Com 1, 20VII15

Com 1, 20VII15

Dit model, Com, een grote, stille man, gesloten, kwam maar nauwelijks tevoorschijn. Het portret begonnen met oranje en turkoois blauw. Twee vlakken diagonaal gescheiden. Die diagonaal geeft dynamiek aan een schilderij, iets wat ik niet zo direct  gewaar werd bij Com. Dus waarom ik dat zo deed, weet ik niet. Als een model zich moeilijk prijs geeft, is het schilderen een proces van zoeken. Zoeken naar een ingang. Dat deed ik aanvankelijk door de vormen van zijn hoofd en trekken in het gezicht te schilderen. Toen dat hopeloos bleek, alles weg geschraapt. Mijn zichtbare geploeter opende iets bij Com. Zijn ogen werden groter; waren die eerst samen geknepen tot spleetjes, diep liggend in de oogkassen. Ze gingen open, ik zag er kleur in verschijnen. Het rood/oranje en turkoois blauw van het begin. Ik besloot me op die ogen, het kijken van Com te richten. Met lichte toetsen wit, voorzichtig verder gewerkt. Wat kleur, met violet de markante wenkbrauwboog. Wit voor neus, mond… er doemt iemand op uit de eerder weg geschraapte verf. Even pauze nu, het is zo teer, dat verpest ik zo maar weer. Com was aan koffie toe en stond al op de gang. Voor een gesloten deur:

“Henk, mag ik er uit?”

Nadat ik de deur voor hem had open gedaan, drong de betekenis van die woorden tot me door. Natuurlijk vroeg hij me alleen maar de deur naar buiten open te doen, zodat hij naar de koffie kon. Maar als iemand die opgesloten zit dit aan je vraagt, dan denk je onwillekeurig toch ook aan de deur naar ‘buiten’, zoals dat in de kliniek genoemd wordt. In het geval van Com, had het nog een andere betekenis. Alsof hij mij vroeg hem te bevrijden uit het in zichzelf opgesloten zijn.

 

Com 2, 20VII15, detail

Com 2, 20VII15, detail

De sessie na de pauze was duidelijk anders. Ik besloot Com 1 te laten rusten en ging verder met het tweede portret. Daar kreeg ik makkelijker vat op. De trekken in het gelaat werden duidelijker. Ik had geen aandrang meer om verf weg te schrapen, zoals ik voor de pauze had. Ik vond het juist wel goed, dat de lagen van het ontstaan van het schilderij over elkaar zichtbaar zijn:

“Het wordt wel mooi, je kunt zien dat je veel meegemaakt hebt”.
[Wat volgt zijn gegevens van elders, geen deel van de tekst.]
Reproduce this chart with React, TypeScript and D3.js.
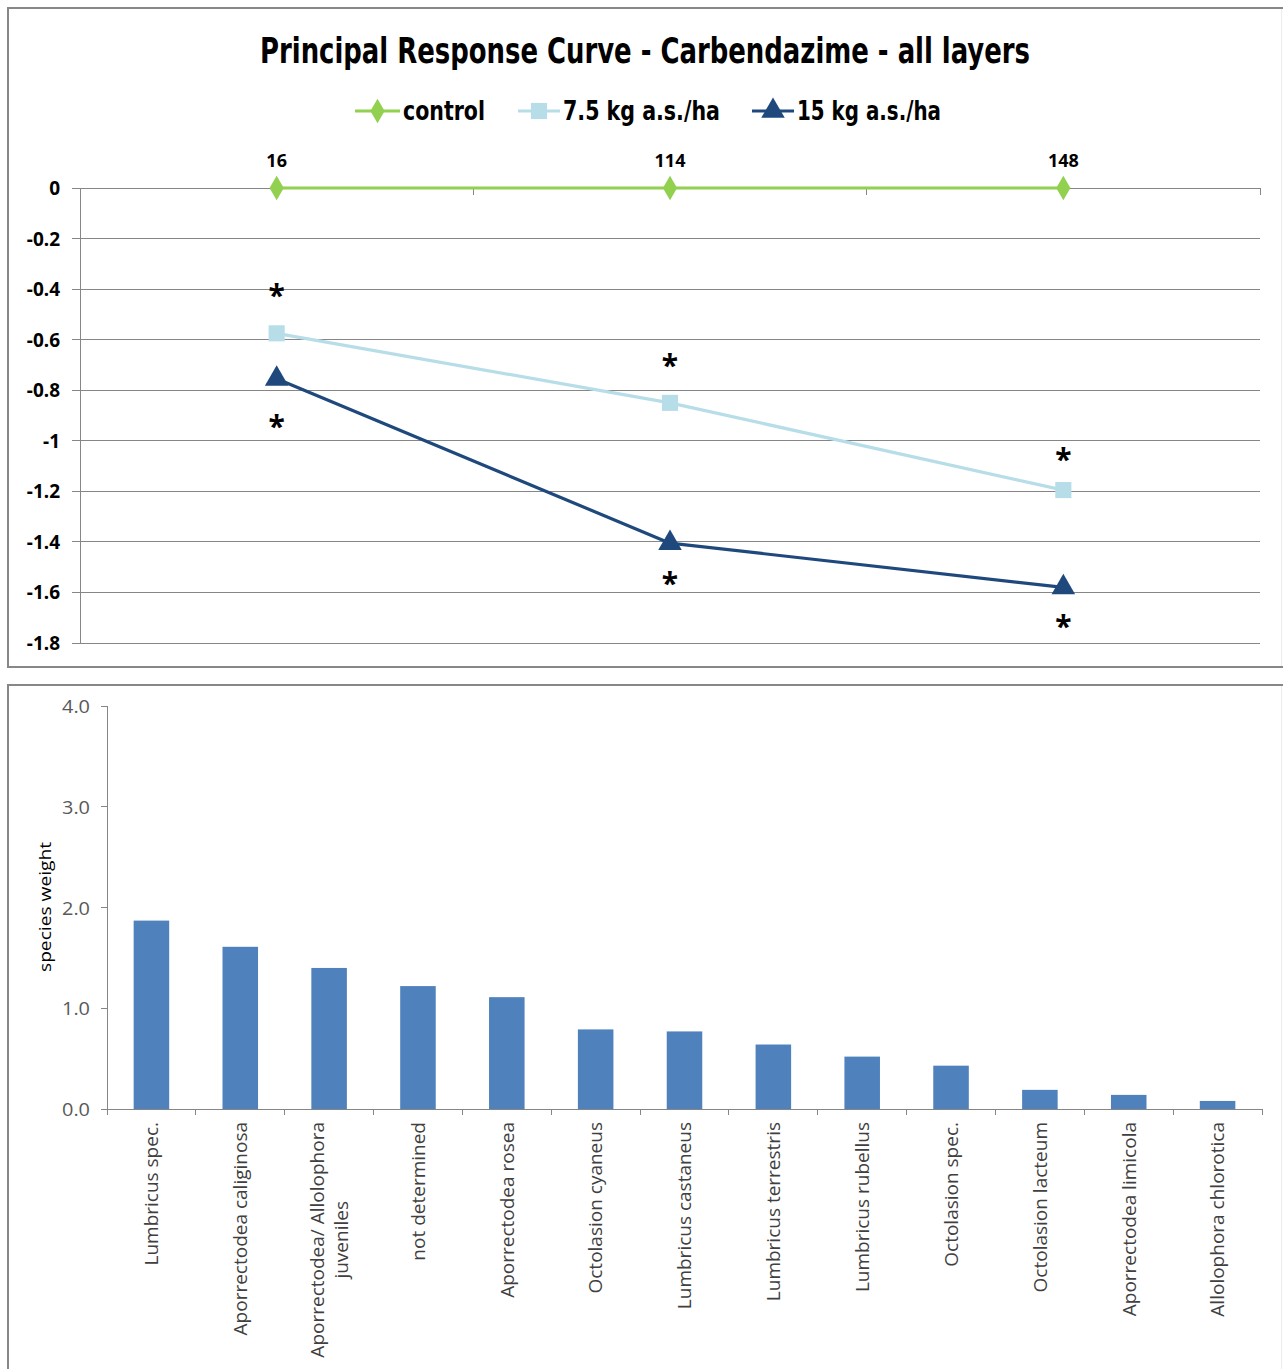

“Ik heb helemaal niks meegemaakt. Ik zit al vijfendertig jaar vast”.

Com had me al eerder zijn leeftijd verteld, negenenveertig. Hij zag dat ik zat te rekenen en hielp me aan het antwoord:

“Dertien”.

Dat zo’n eenvoudige som zo’n impact kan hebben. Door die getallen kreeg dat opgesloten zijn van Com een maat. Een verhouding tot zijn leeftijd. Wat een leven van opgesloten zijn teweeg kan brengen, krijgt bij hem een gezicht. Dat dan in zo’n portretsessie van twee uur, de stille zo gesloten man, de in zichzelf opgesloten man zich enigszins opent, dat ervaar ik als een geschenk. Dat ik dan Com 2 makkelijker schilder en het portret herkenbaarder wordt (vandaar hier slechts een detail) is daar het resultaat van. Ik besef ook, dat Com 1, het abstractere portret, juist het verhaal vertelt van de man die het grootste deel van zijn leven vast zit.